Ya know Mike, I never really thought about it. I am one of those people who believes nothing but what I've seen, or can be proven to me by trustworthy individuals. Like I said, if God came down today, and said what was right and what was wrong, I would follow him. Unless, of course, his "rules" were what I felt were wrong. Like if God said murder was OK, I still would not do it. I'm with Kevins here, I feel I am a good person, maybe I don't follow a religion, but I believe in the golden rule: Do unto others as you'd have done to you. Its simple. I also believe eye for an eye. I know revenge is probably "wrong", but I feel its justified, to an extent.
One thing I think affects my thinking on religion and faith, is that most of my life I've been let down when placing trust or faith in other people. Its hard for me to let go of something and let someone else do it. So I have a hard time trusting people, or believing that someone else will be able to do what I need them to do. I think this is largely from my dad, he let me down a lot when I was a kid. I have no "faith" in anything anymore. The good part about that it you don't get disappointed much. You come to expect the worst, and its no longer a suprise when things go wrong. For example: When I was a kid, my dad would make plans with me to go fishing on saturday. I only got to see him on the weekends, as my parents were divorced. But he would never show. It crushed me, but after a few times, I learned to expect it, and wasn't disappointed to much. A little, yes, but not as bad as the first time. I feel like placing blind faith in a god will leave me in that position again, unless he can prove otherwise to me.

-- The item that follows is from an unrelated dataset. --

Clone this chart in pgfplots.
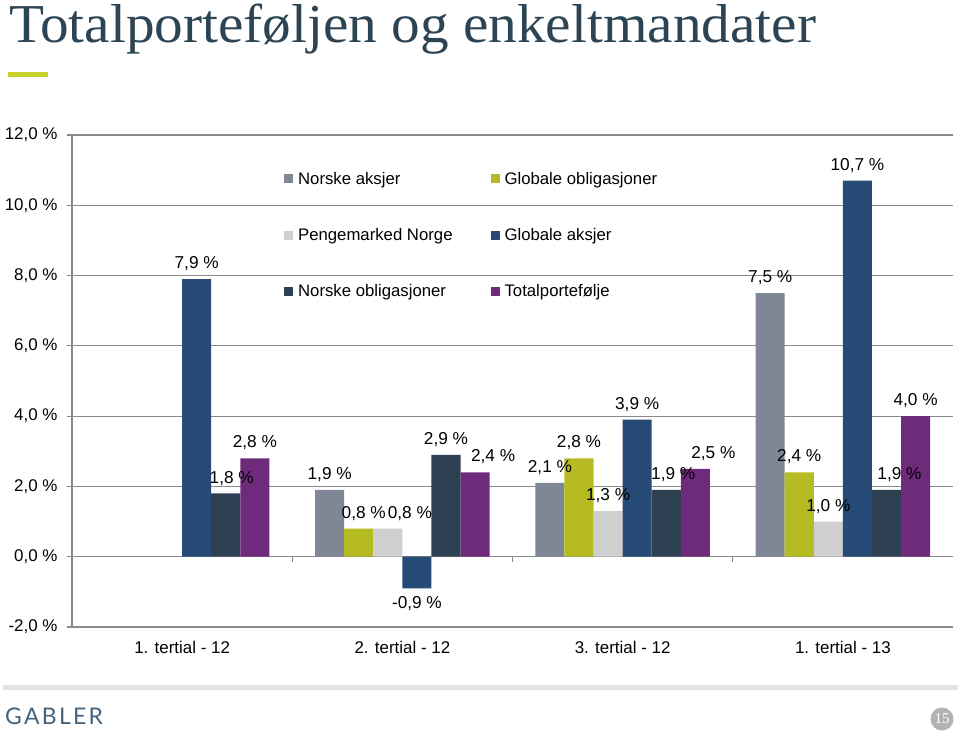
\documentclass[border=0pt]{standalone}
\usepackage{graphicx}
\usepackage{pgfplots}
\pgfplotsset{compat=1.18}
\usepackage{fontspec}
\setmainfont{Liberation Sans}
\newfontfamily\titlefont{Liberation Serif}
\newfontfamily\logofont[LetterSpace=10]{Lato}
\definecolor{cNA}{HTML}{7F8796}
\definecolor{cGO}{HTML}{B5BB20}
\definecolor{cPM}{HTML}{CFCFCF}
\definecolor{cGA}{HTML}{264B77}
\definecolor{cNO}{HTML}{2E4153}
\definecolor{cTP}{HTML}{6E2B7C}
\definecolor{titlecol}{HTML}{2D4454}
\definecolor{titlegreen}{HTML}{C8D12C}
\definecolor{gridgray}{HTML}{8A8A8A}
\definecolor{logocol}{HTML}{44627D}
\begin{document}
\begin{tikzpicture}
\begin{scope}[x=1bp,y=1bp]
\useasboundingbox (0,0) rectangle (960,732);
\node[anchor=base west, inner sep=0, text=titlecol, font=\titlefont\fontsize{55}{58}\selectfont] at (9,689) {\scalebox{1.045}[1]{Totalporteføljen og enkeltmandater}};
\fill[titlegreen] (8,655) rectangle (48,660);
\fill[black!11] (3,42) rectangle (958,47);
\node[anchor=base west, inner sep=0, text=logocol, font=\logofont\fontsize{23}{26}\selectfont] at (5,7) {GABLER};
\fill[black!30] (942,13) circle (11.5);
\node[text=white, font=\titlefont\fontsize{15}{16}\selectfont, inner sep=0] at (942,13) {15};
\end{scope}
\begin{axis}[
  at={(72bp,105bp)}, anchor=south west,
  scale only axis, width=881bp, height=492bp,
  ymin=-2, ymax=12, ytick={-2,0,...,12},
  xmin=-0.5, xmax=3.5, xtick={0,1,2,3},
  xticklabels={1. tertial - 12, 2. tertial - 12, 3. tertial - 12, 1. tertial - 13},
  /pgf/number format/assume math mode=true,
  yticklabel={\pgfmathprintnumber[fixed,fixed zerofill,precision=1,use comma]{\tick}~\%},
  ybar=0pt, bar width=0.132,
  axis y line*=left,
  x axis line style={draw=none},
  y axis line style={gridgray, line width=1.2bp},
  xtick style={draw=none},
  ytick style={gridgray, line width=1.2bp},
  tick align=outside, major tick length=5bp,
  ymajorgrids, major grid style={gridgray, line width=1.2bp},
  tick label style={font=\fontsize{17}{19}\selectfont, text=black},
  xticklabel style={yshift=-6bp},
  yticklabel style={xshift=-6bp},
  visualization depends on={\thisrow{dx}\as\labeldx},
  nodes near coords={\pgfmathprintnumber[fixed,fixed zerofill,precision=1,use comma]{\pgfplotspointmeta}~\%},
  every node near coord/.append style={font=\fontsize{17.3}{19}\selectfont, text=black, inner xsep=1bp, inner ysep=8bp, xshift=\labeldx bp},
  legend columns=2,
  legend style={draw=none, fill=none, at={(0.2372,0.933)}, anchor=north west,
    font=\fontsize{16.8}{18}\selectfont, row sep=38.5bp,
    /tikz/every even column/.append style={column sep=36bp}},
  legend cell align=left,
  legend image code/.code={\fill[#1] (0bp,-4.5bp) rectangle (9bp,4.5bp); \path (9bp,0bp) -- (12bp,0bp);},
]
% Norske aksjer
\addplot[fill=cNA, draw=none] table[row sep=\\] {x y dx\\ 1 1.9 0\\ 2 2.1 0\\ 3 7.5 0\\};
% Globale obligasjoner
\addplot[fill=cGO, draw=none] table[row sep=\\] {x y dx\\ 1 0.8 5\\ 2 2.8 0\\ 3 2.4 0\\};
% Pengemarked Norge
\addplot[fill=cPM, draw=none] table[row sep=\\] {x y dx\\ 1 0.8 22\\ 2 1.3 0\\ 3 1.0 0\\};
% Globale aksjer
\addplot[fill=cGA, draw=none] table[row sep=\\] {x y dx\\ 0 7.9 0\\ 1 -0.9 0\\ 2 3.9 0\\ 3 10.7 0\\};
% Norske obligasjoner
\addplot[fill=cNO, draw=none] table[row sep=\\] {x y dx\\ 0 1.8 6\\ 1 2.9 0\\ 2 1.9 7\\ 3 1.9 13\\};
% Totalportefolje
\addplot[fill=cTP, draw=none] table[row sep=\\] {x y dx\\ 0 2.8 0\\ 1 2.4 18\\ 2 2.5 18\\ 3 4.0 0\\};
\legend{Norske aksjer, Globale obligasjoner, Pengemarked Norge, Globale aksjer, Norske obligasjoner, Totalportefølje}
\draw[gridgray, line width=1.2bp] (axis cs:0.5,0) -- ([yshift=-5bp]axis cs:0.5,0);
\draw[gridgray, line width=1.2bp] (axis cs:1.5,0) -- ([yshift=-5bp]axis cs:1.5,0);
\draw[gridgray, line width=1.2bp] (axis cs:2.5,0) -- ([yshift=-5bp]axis cs:2.5,0);
\end{axis}
\end{tikzpicture}
\end{document}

Missingmybuick, you kinda remind me of the "just in case" christian. You seem like you don't really believe what you say, just that you do it just in case its right. I think thats worse than just flat out not believing. I think that if there is a heaven and hell, and no in between, that I should go to heaven. I never intentionally wrong anyone, I'm a good person, I don't lie, cheat, steal, or harm anyone. I do good deeds when I can, and don't even do many of the "normal" bad things, like drink alcohol, do drugs, sleep around, etc. If I must go to hell for simply questioning gods existence, well then his religion is even dumber than I thought. Why could I not go to heaven, where god could explain his existence and beliefs to me. I can tell you, I am a better person than many I know who go to church, and believe in god.
Also, what is heaven described as in your religion? I'm just curious, I really have never heard specifics. Is it just whatever you really like, or is it the same for everyone? Ones idea of heaven could be very different from anothers. Is there an unlimited supply of virgins, race gas, and steaks? Or is it only clouds and harps?
In a nutshell, heres my beliefs: I do not believe in god right now. That may change, if it can be somehow proven to me. But I do believe that if theres a heaven and hell, that a fair and kind god could not let me go to hell. If convicted murderers on death row can be saved at the last minute, I'd damn well better be let in heaven. If god can say "well, he killed 50 people but believed in me, so he's cool", but also can say "well, he's a good guy but doubted my existence, so to hell with him", then theres some serious flaws in his plan and heaven is full of murderers.